Vash swung by for a little while on Thursday evening just to say hi. We then went out to dinner, and she ended up staying the night. After spending most all of my free and not-so-free time on it this past week, I got the fashion essay submitted at about five on Friday afternoon, even though it had that "abandoned rather than completed" feel. Vash picked me up from work, we went back to Wonderland, and then to a friend's party in Oakland. After breakfast Saturday morning, she dropped me off at the BART Station and I headed to San Francisco. All this time I was schlepping my laptop around in the hopes that I'd find some time to be productive. Never really happened. Back at the Black Light District, I took the opportunity to just relax, or at least not work. Drove to the Power Exchange around seven, then met up with Jezebel at the Artists' Television Access for Other Cinema, a series I don't go to nearly enough. This was one I simply could not miss, however, a release party for Rick Prelinger's The Field Guide to Sponsored Films.
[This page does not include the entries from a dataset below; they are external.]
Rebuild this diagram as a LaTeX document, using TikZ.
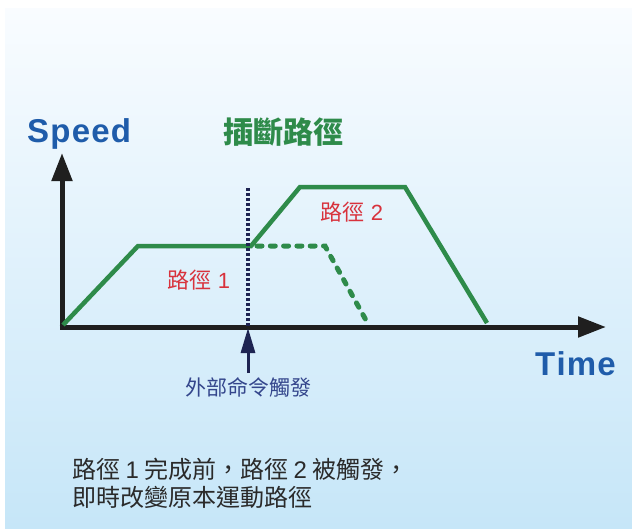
\documentclass[tikz,border=0pt]{standalone}
\usepackage{fontspec}
\setmainfont{Liberation Sans}
\newfontfamily\cjk{Noto Sans CJK TC}
\usetikzlibrary{arrows.meta}
\definecolor{bgtop}{HTML}{F9FCFF}
\definecolor{bgbot}{HTML}{C6E6F8}
\definecolor{axisblue}{HTML}{1F5CAA}
\definecolor{pathgreen}{HTML}{2E8B4A}
\definecolor{navy}{HTML}{1E2452}
\definecolor{labelred}{HTML}{D8323C}
\definecolor{cmdblue}{HTML}{34468C}
\definecolor{txtgray}{HTML}{2A2A2A}
\tikzset{
  axisline/.style={line width=5pt, draw=black!88, -{Triangle[length=28pt,width=20pt]}},
  greenpath/.style={line width=4.5pt, draw=pathgreen, line join=miter},
  greendash/.style={line width=5pt, draw=pathgreen, line cap=round, dash pattern=on 5pt off 8.3pt},
  dotline/.style={line width=3.6pt, draw=navy, dash pattern=on 3.2pt off 1.8pt},
  cmdarrow/.style={line width=3pt, draw=navy, -{Triangle[length=25pt,width=14pt]}},
  axislabel/.style={font=\fontsize{33}{36}\selectfont\bfseries, text=axisblue, inner sep=0pt},
  redlabel/.style={font=\fontsize{22}{26}\selectfont, text=labelred, inner sep=0pt},
  bodytext/.style={font=\fontsize{24}{28}\selectfont\cjk, text=txtgray, inner sep=0pt, anchor=west}
}
\begin{document}
\begin{tikzpicture}[x=1pt,y=-1pt]
\useasboundingbox (0,0) rectangle (632,528);
\fill[white] (0,0) rectangle (632,528);
\shade[top color=bgtop, bottom color=bgbot] (5,8) rectangle (632,528);

% axes
\coordinate (O) at (62,327);
\coordinate (ytop) at (62,153);
\coordinate (ybot) at (62,329.5);
\coordinate (xl) at (59.5,327);
\coordinate (xr) at (606,327);
\draw[axisline] (ybot) -- (ytop);
\draw[axisline] (xl) -- (xr);

% paths
\coordinate (p0) at (63,325);
\coordinate (p1) at (138,246);
\coordinate (p2) at (251,246);
\coordinate (p3) at (300,187);
\coordinate (p4) at (405,187);
\coordinate (p5) at (487,323);
\coordinate (d0) at (257,246);
\coordinate (d1) at (325,246);
\coordinate (d2) at (367,322);
\draw[greendash] (d0) -- (d1) -- (d2);
\draw[greenpath] (p0) -- (p1) -- (p2) -- (p3) -- (p4) -- (p5);

% trigger line
\coordinate (vt) at (248,188);
\coordinate (vb) at (248,326);
\draw[dotline] (vt) -- (vb);
\coordinate (at) at (248,328);
\coordinate (ab) at (248,373);
\draw[cmdarrow] (ab) -- (at);

% labels
\node[axislabel, anchor=base west] (speed) at (27,142) {S\kern1.2pt p\kern1.2pt e\kern1.2pt e\kern1.2pt d};
\node[axislabel, anchor=base west] (time) at (535,375) {T\kern1.2pt i\kern1.2pt m\kern1.2pt e};
\node[inner sep=0pt, text=pathgreen, font=\fontsize{30}{34}\selectfont\cjk\bfseries] (title) at (283,132) {插斷路徑};
\node[redlabel] (lab1) at (199,280) {{\cjk 路徑} 1};
\node[redlabel] (lab2) at (352,212) {{\cjk 路徑} 2};
\node[inner sep=0pt, text=cmdblue, font=\fontsize{21}{24}\selectfont\cjk] (cmd) at (248,387) {外部命令觸發};
\node[bodytext] (line1) at (72,469) {路徑 {\rmfamily 1} 完成前，路徑 {\rmfamily 2} 被觸發，};
\node[bodytext] (line2) at (72,497) {即時改變原本運動路徑};
\end{tikzpicture}
\end{document}
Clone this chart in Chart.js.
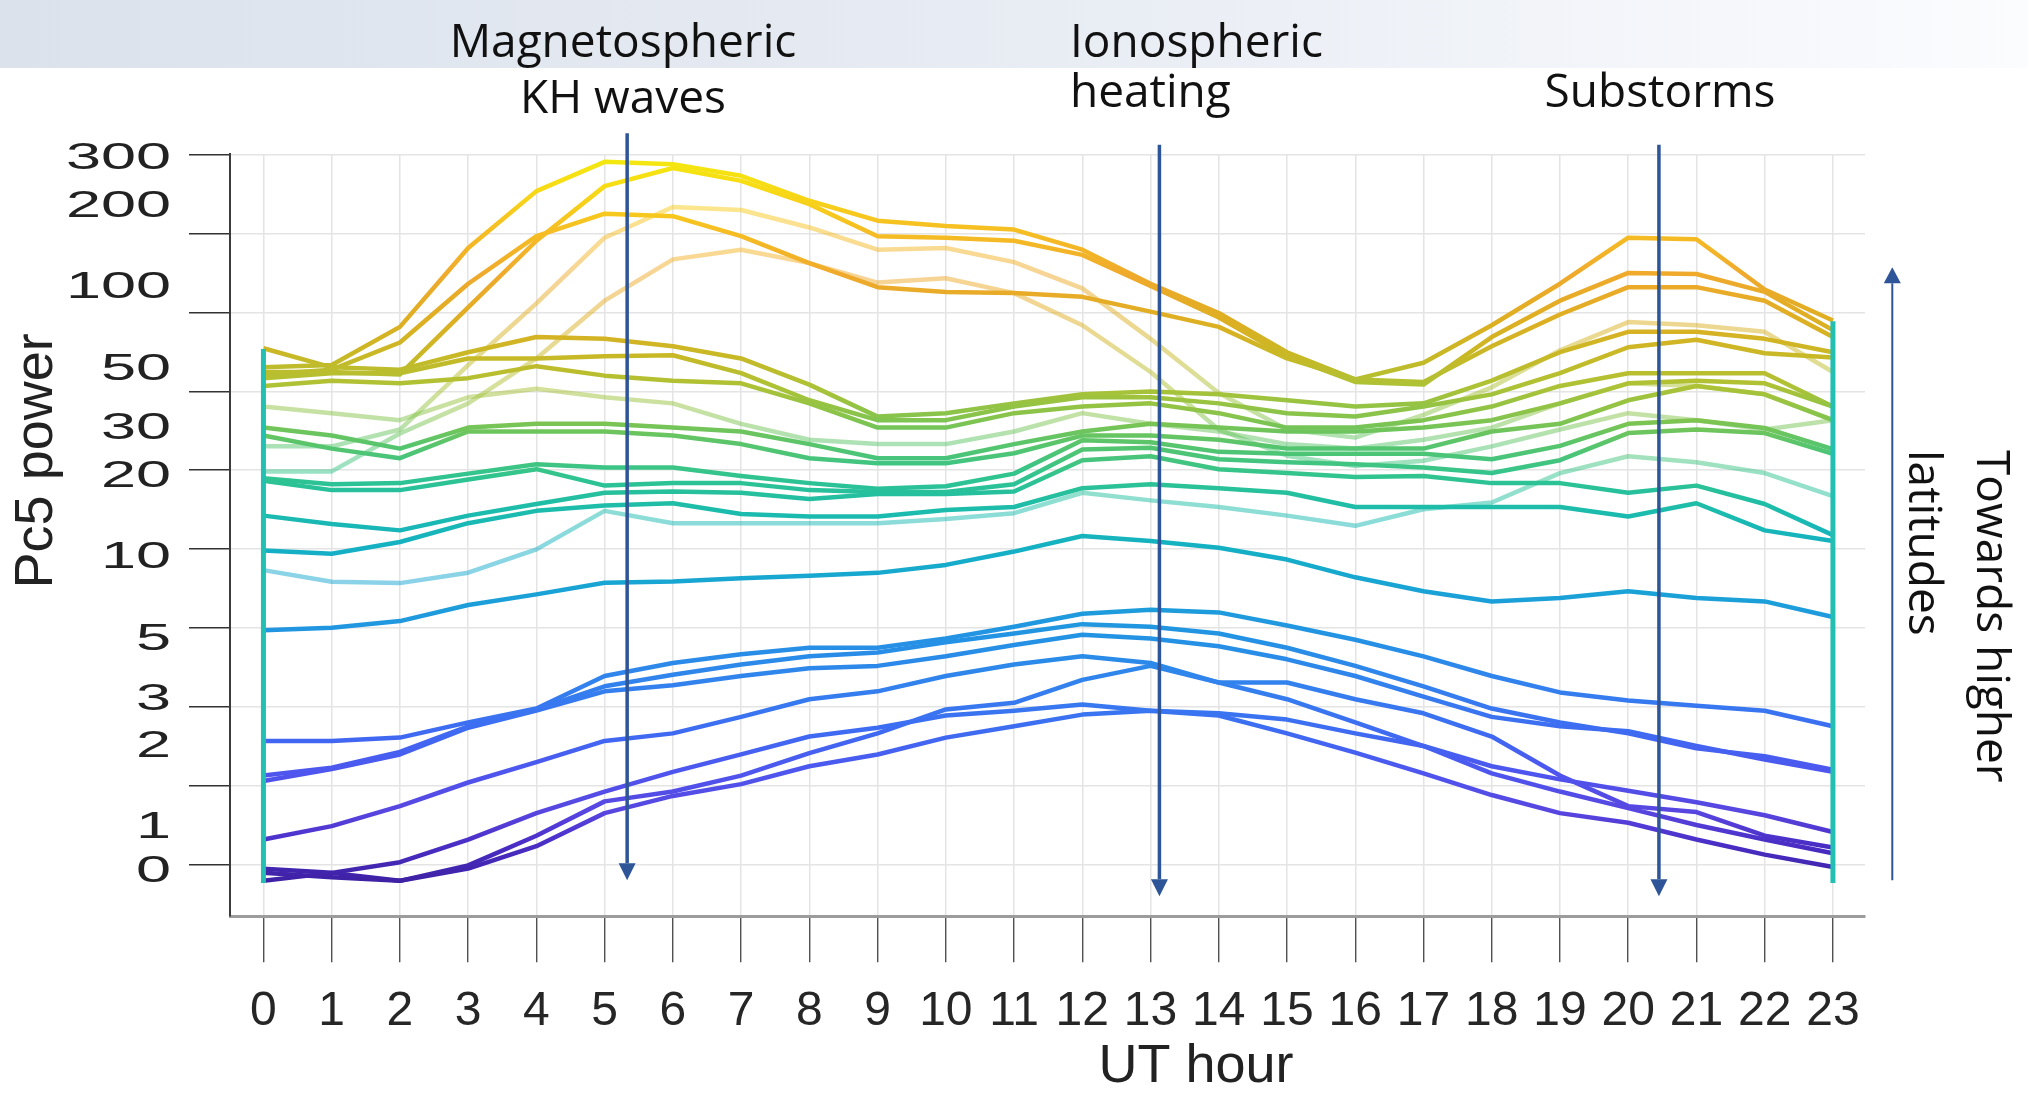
<!DOCTYPE html>
<html>
<head>
<meta charset="utf-8">
<title>Pc5 power by UT hour</title>
<script src="https://cdn.jsdelivr.net/npm/chart.js@4.4.1/dist/chart.umd.min.js"></script>
<style>
  html, body { margin: 0; padding: 0; background: #fff; }
  #wrap { width: 2028px; height: 1093px; }
</style>
</head>
<body>
<div id="wrap"><canvas id="pc5Chart" width="2028" height="1093"></canvas></div>
<script>
// UT hours on the x axis
const hours = [0, 1, 2, 3, 4, 5, 6, 7, 8, 9, 10, 11, 12, 13, 14, 15, 16, 17, 18, 19, 20, 21, 22, 23];

// one trace per station, highest latitude first
const trace01 = [51, 52, 72, 141, 229, 294, 288, 261, 211, 178, 170, 165, 139, 104, 81, 58, 46, 53, 73, 104, 154, 152, 99, 76];
const trace02 = [49, 49, 48, 85, 150, 239, 279, 250, 205, 156, 154, 150, 133, 102, 78, 56, 45, 44, 66, 90, 114, 113, 97, 70];
const trace03 = [48, 50, 63, 104, 156, 189, 185, 156, 124, 101, 97, 96, 93, 82, 72, 55, 46, 45, 61, 80, 101, 101, 90, 66];
const trace04 = [26, 26, 30, 52, 88, 154, 200, 195, 168, 139, 141, 125, 100, 65, 41, 30, 28, 34, 43, 59, 75, 73, 69, 49];
const trace05 = [21, 21, 29, 37.5, 55, 90, 128, 139, 124, 105, 109, 96, 73, 49, 30, 24, 22, 23, 26, 30, 34.5, 32.5, 30, 32.5];
const trace06 = [60, 51, 50, 58, 66, 65, 61, 55, 44, 33.5, 34.5, 37.5, 40.5, 41.5, 40.5, 38.5, 36.5, 37.5, 45.5, 58, 69, 69, 65, 58];
const trace07 = [46.5, 48.5, 48.5, 55, 55, 56, 56.5, 48.5, 38.5, 32.5, 32.5, 36.5, 39.5, 39.5, 37.5, 34.5, 33.5, 36.5, 40.5, 48.5, 60.5, 64.5, 57.5, 55.5];
const trace08 = [43.5, 45.5, 44.5, 46.5, 51.5, 47.5, 45.5, 44.5, 37.5, 30.5, 30.5, 34.5, 36.5, 37.5, 34.5, 30.5, 30.5, 32.5, 36.5, 43.5, 48.5, 48.5, 48.5, 36.5];
const trace09 = [36.5, 34.5, 32.5, 39.5, 42.5, 39.5, 37.5, 31.5, 27.5, 26.5, 26.5, 29.5, 34.5, 31.5, 29.5, 26.5, 25.5, 27.5, 30.5, 37.5, 44.5, 43.5, 40.5, 32.5];
const trace10 = [30.5, 28.5, 25.5, 30.5, 31.5, 31.5, 30.5, 29.5, 26.5, 23.5, 23.5, 26.5, 29.5, 31.5, 30.5, 29.5, 29.5, 30.5, 32.5, 37.5, 44.5, 45.5, 44.5, 36.5];
const trace11 = [28.5, 25.5, 23.5, 29.5, 29.5, 29.5, 28.5, 26.5, 23.5, 22.5, 22.5, 24.5, 28.5, 28.5, 27.5, 25.5, 25.5, 25.5, 29.5, 31.5, 38.5, 43.5, 40.5, 32.5];
const trace12 = [19.8, 18.8, 19, 20.6, 22.3, 21.7, 21.7, 20.2, 19, 18.1, 18.5, 20.6, 27.4, 26.9, 24.8, 24.4, 24.4, 24.4, 23.3, 26.1, 31.5, 32.5, 30.4, 25.4];
const trace13 = [19.4, 17.9, 17.9, 19.6, 21.4, 18.6, 19, 19, 17.9, 17.6, 17.6, 18.8, 25.3, 25.7, 23.3, 22.7, 22.3, 21.7, 20.7, 23.1, 29.1, 30, 29.1, 24.4];
const trace14 = [14.4, 13.4, 12.7, 14.4, 15.9, 17.5, 17.7, 17.5, 16.6, 17.3, 17.3, 17.7, 23.1, 23.9, 21.4, 20.7, 20, 20.2, 19, 19, 17.5, 18.6, 15.9, 12.2];
const trace15 = [10.7, 10.4, 11.5, 13.5, 15, 15.7, 16, 14.6, 14.3, 14.3, 15.1, 15.5, 18.2, 18.8, 18.2, 17.5, 15.5, 15.5, 15.5, 15.5, 14.3, 16, 12.7, 11.6];
const trace16 = [9.05, 8.2, 8.1, 8.85, 10.8, 15, 13.5, 13.5, 13.5, 13.5, 14, 14.7, 17.5, 16.4, 15.5, 14.4, 13.2, 15.2, 16.1, 20.7, 23.9, 22.7, 20.7, 17];
const trace17 = [5.42, 5.54, 5.86, 6.72, 7.36, 8.12, 8.22, 8.44, 8.62, 8.84, 9.46, 10.6, 12.1, 11.6, 10.95, 9.9, 8.51, 7.56, 6.93, 7.14, 7.56, 7.14, 6.93, 6.07];
const trace18 = [2.11, 2.11, 2.17, 2.47, 2.78, 3.67, 4.1, 4.42, 4.67, 4.67, 5.05, 5.58, 6.24, 6.45, 6.31, 5.64, 5, 4.34, 3.67, 3.19, 2.98, 2.85, 2.73, 2.39];
const trace19 = [1.57, 1.68, 1.92, 2.39, 2.76, 3.36, 3.71, 4.05, 4.34, 4.48, 4.89, 5.27, 5.71, 5.58, 5.27, 4.67, 4, 3.36, 2.78, 2.47, 2.25, 1.98, 1.85, 1.65];
const trace20 = [1.5, 1.66, 1.88, 2.36, 2.73, 3.22, 3.39, 3.67, 3.92, 4, 4.34, 4.78, 5.22, 5.05, 4.73, 4.23, 3.67, 3.08, 2.59, 2.39, 2.29, 2.02, 1.8, 1.62];
const trace21 = [0.91, 1.02, 1.21, 1.48, 1.76, 2.11, 2.25, 2.59, 3.01, 3.22, 3.67, 4.05, 4.34, 4.1, 3.47, 3.01, 2.47, 2.02, 1.7, 1.52, 1.38, 1.25, 1.12, 0.97];
const trace22 = [0.685, 0.66, 0.64, 0.73, 0.94, 1.26, 1.37, 1.57, 1.9, 2.25, 2.76, 2.92, 3.55, 4, 3.47, 3.47, 3.01, 2.67, 2.19, 1.57, 1.21, 1.15, 0.94, 0.85];
const trace23 = [0.71, 0.685, 0.75, 0.91, 1.14, 1.37, 1.62, 1.88, 2.19, 2.36, 2.62, 2.73, 2.88, 2.73, 2.67, 2.53, 2.25, 2.02, 1.6, 1.37, 1.19, 1.03, 0.91, 0.81];
const trace24 = [0.64, 0.685, 0.64, 0.71, 0.86, 1.14, 1.32, 1.46, 1.7, 1.88, 2.17, 2.39, 2.64, 2.73, 2.62, 2.25, 1.91, 1.6, 1.33, 1.14, 1.05, 0.91, 0.8, 0.72];

const traces = [trace01, trace02, trace03, trace04, trace05, trace06, trace07, trace08,
  trace09, trace10, trace11, trace12, trace13, trace14, trace15, trace16,
  trace17, trace18, trace19, trace20, trace21, trace22, trace23, trace24];
// traces drawn faded, behind the others
const paleTraces = [trace04, trace05, trace09, trace16];

// closing edges of the mesh at the first and last hour
const edgeHours = [0, 23];
const edgeLow = [0.628, 0.628];
const edgeHigh = [59.6, 75.6];

// power axis: evenly spaced grid, printed labels at their values ("0" marks the floor)
const yMin = 0.4734, yMax = 314.3;
const gridValues = [0.737, 1.443, 2.827, 5.536, 10.84, 21.23, 41.57, 81.41, 159.4, 312.2];
const labelValues = [300, 200, 100, 50, 30, 20, 10, 5, 3, 2, 1, 0.688];
const labelTexts = ['300', '200', '100', '50', '30', '20', '10', '5', '3', '2', '1', '0'];

// event markers (hour, top of shaft, arrow tip) in data units
const arrowHours = [5.33, 13.13, 20.45];
const arrowTop = [375, 340, 340];
const arrowTip = [0.643, 0.561, 0.561];
const riseHour = 23.87, riseFrom = 0.643, riseTo = 119.7;

// parula-like colour map along power
const colorStops = [
  [0.59, '#3b1e9c'], [0.88, '#4a2ec6'], [1.16, '#5846e0'], [1.61, '#4e55ee'],
  [2.28, '#3e6bf2'], [3.37, '#3381ee'], [5.0, '#2492e4'], [7.67, '#19a3d5'],
  [10.84, '#14b0c4'], [15.1, '#1cbcac'], [20.2, '#31c48f'], [26.4, '#58c56c'],
  [33.5, '#86c44c'], [43.6, '#aec235'], [56.7, '#c9b826'], [76.4, '#deaf22'],
  [111, '#efa92c'], [169.5, '#f6c022'], [236, '#f7db15'], [312.5, '#f3ea0f']
];

const AXIS_FONT = '"Liberation Sans", Arial, Helvetica, sans-serif';
const NOTE_FONT = '"Open Sans", "Noto Sans", sans-serif';
// axis titles sit off-centre; leading en spaces push them along the axis
const EN_SPACE = '\u2002';

function hexToRgba(hex, a) {
  const n = parseInt(hex.slice(1), 16);
  return `rgba(${(n >> 16) & 255}, ${(n >> 8) & 255}, ${n & 255}, ${a})`;
}

function powerGradient(chart, alpha) {
  const {ctx, chartArea, scales} = chart;
  if (!chartArea || !scales.y) return hexToRgba('#1cbcac', alpha);
  const span = chartArea.bottom - chartArea.top;
  const g = ctx.createLinearGradient(0, chartArea.bottom, 0, chartArea.top);
  colorStops.forEach(([v, c]) => {
    const p = (chartArea.bottom - scales.y.getPixelForValue(v)) / span;
    g.addColorStop(Math.min(1, Math.max(0, p)), hexToRgba(c, alpha));
  });
  return g;
}

const datasets = traces.map(values => {
  const pale = paleTraces.includes(values);
  return {
    data: hours.map((h, k) => ({x: h, y: values[k]})),
    borderColor: ctx => powerGradient(ctx.chart, pale ? 0.5 : 1),
    borderWidth: 4.5,
    pointRadius: 0,
    tension: 0,
    borderJoinStyle: 'round',
    order: pale ? 2 : 1
  };
});

edgeHours.forEach((h, i) => {
  datasets.push({
    data: [{x: h, y: edgeLow[i]}, {x: h, y: edgeHigh[i]}],
    borderColor: '#22bfb2',
    borderWidth: 5,
    pointRadius: 0,
    order: 0
  });
});

function drawArrow(ctx, x, y0, y1, headW, headH) {
  const dir = Math.sign(y1 - y0);
  ctx.beginPath();
  ctx.moveTo(x, y0);
  ctx.lineTo(x, y1 - dir * headH);
  ctx.stroke();
  ctx.beginPath();
  ctx.moveTo(x, y1);
  ctx.lineTo(x - headW / 2, y1 - dir * headH);
  ctx.lineTo(x + headW / 2, y1 - dir * headH);
  ctx.closePath();
  ctx.fill();
}

const backdrop = {
  id: 'backdrop',
  beforeDraw(chart) {
    const {ctx, width, height} = chart;
    ctx.save();
    ctx.fillStyle = '#ffffff';
    ctx.fillRect(0, 0, width, height);
    const band = ctx.createLinearGradient(0, 0, width, 0);
    band.addColorStop(0, '#dbe2ec');
    band.addColorStop(0.55, '#e9edf4');
    band.addColorStop(1, '#fbfcfe');
    ctx.fillStyle = band;
    ctx.fillRect(0, 0, width, 68);
    ctx.restore();
  }
};

// wide printed tick labels on the power axis
const powerLabels = {
  id: 'powerLabels',
  afterDraw(chart) {
    const {ctx, scales: {y}} = chart;
    ctx.save();
    ctx.font = `36px ${AXIS_FONT}`;
    ctx.fillStyle = '#222';
    ctx.textAlign = 'right';
    ctx.textBaseline = 'middle';
    labelValues.forEach((v, i) => {
      ctx.save();
      ctx.translate(y.right - 59, y.getPixelForValue(v));
      ctx.scale(1.75, 1);
      ctx.fillText(labelTexts[i], 0, 0);
      ctx.restore();
    });
    ctx.restore();
  }
};

const notes = {
  id: 'notes',
  afterDraw(chart) {
    const {ctx, scales: {x, y}} = chart;
    ctx.save();
    ctx.strokeStyle = '#2e5597';
    ctx.fillStyle = '#2e5597';
    ctx.lineWidth = 3.5;
    arrowHours.forEach((h, i) => {
      drawArrow(ctx, x.getPixelForValue(h), y.getPixelForValue(arrowTop[i]), y.getPixelForValue(arrowTip[i]), 17, 17);
    });
    ctx.lineWidth = 2;
    drawArrow(ctx, x.getPixelForValue(riseHour), y.getPixelForValue(riseFrom), y.getPixelForValue(riseTo), 17, 16);

    ctx.fillStyle = '#111';
    ctx.font = `46px ${NOTE_FONT}`;
    ctx.textBaseline = 'alphabetic';
    ctx.textAlign = 'center';
    ctx.fillText('Magnetospheric', 623, 57);
    ctx.fillText('KH waves', 623, 113);
    ctx.fillText('Substorms', 1660, 107);
    ctx.textAlign = 'left';
    ctx.fillText('Ionospheric', 1070, 57);
    ctx.fillText('heating', 1070, 107);

    ctx.save();
    ctx.translate(1977, 450);
    ctx.rotate(Math.PI / 2);
    ctx.fillText('Towards higher', 0, 0);
    ctx.fillText('latitudes', 0, 68);
    ctx.restore();
    ctx.restore();
  }
};

new Chart(document.getElementById('pc5Chart'), {
  type: 'line',
  data: {datasets},
  options: {
    responsive: false,
    animation: false,
    devicePixelRatio: 1,
    layout: {padding: {left: 10, right: 163, top: 154, bottom: 0}},
    plugins: {legend: {display: false}, tooltip: {enabled: false}},
    scales: {
      x: {
        type: 'linear',
        min: -0.49,
        max: 23.47,
        afterBuildTicks: scale => { scale.ticks = hours.map(h => ({value: h})); },
        ticks: {
          autoSkip: false,
          maxRotation: 0,
          padding: 26,
          color: '#262626',
          font: {family: AXIS_FONT, size: 48, lineHeight: 1},
          callback: v => String(v)
        },
        grid: {color: '#e4e4e4', lineWidth: 1.5, tickLength: 46, tickColor: '#333', tickWidth: 1.2},
        border: {color: '#9c9c9c', width: 3},
        title: {display: true, text: EN_SPACE.repeat(11) + 'UT hour', color: '#222', padding: {top: 0, bottom: 20},
          font: {family: AXIS_FONT, size: 54, lineHeight: 0.2}}
      },
      y: {
        type: 'logarithmic',
        min: yMin,
        max: yMax,
        afterBuildTicks: scale => { scale.ticks = gridValues.map(v => ({value: v})); },
        ticks: {display: false},
        grid: {color: '#e4e4e4', lineWidth: 1.5, tickLength: 41, tickColor: '#333', tickWidth: 1.5},
        border: {color: '#3c3c3c', width: 2},
        title: {display: true, text: EN_SPACE.repeat(5) + '\u2005' + 'Pc5 power', color: '#222', padding: {top: 0, bottom: 125},
          font: {family: AXIS_FONT, size: 54, lineHeight: 1}}
      }
    }
  },
  plugins: [backdrop, powerLabels, notes]
});
</script>
</body>
</html>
Afterwards, we went back to her place so she could change into more appropriately trashy attire, then headed to the Power Exchange. We were there until about five on Sunday morning, then returned to the Black Light District and slept until eleven. As best as we could, anyway; though she's always a tad needy, Perdita seems much more restless and love me! love me! when Jezebel's staying over than when it's Vash or just me. Still getting used to her, I suppose. We left around one in the afternoon to go lunch. While we were out, I jotted down as much as I could remember about the night before. I'm kinda behind on these things, as I still haven't transcribed and fleshed out my notes about last Saturday. The fashion essay took priority. (there's beauty in the darker corners of human behavior if you aren't presuming you'll find light.) We went back to Jezebel's place so she could shower and change clothes, as she was still in her PE-wear. I was also rocking the "last night's clubwear" look—yay shiny pants!—even though I had since changed clothes. We unintentionally but unsurprisingly crashed for a while, but got up in plenty of time to make it to The Dark Room for the revival of Bad Movie Night. I pounded out the schedule for the next few months with Jim and Erin, and the evening's feature (Jurassic Park III) was as not-good as I remember it. I'm so glad Bad Movie Night is back up and running. I've missed it. I left my laptop with Jim so he can load it up with software, dropped Jezebel off, and returned to the Black Light District.

I really need to shower. Too tired tonight, the fact that I wrote the preceding paragraphs notwithstanding. I'll do it tomorrow, I swear.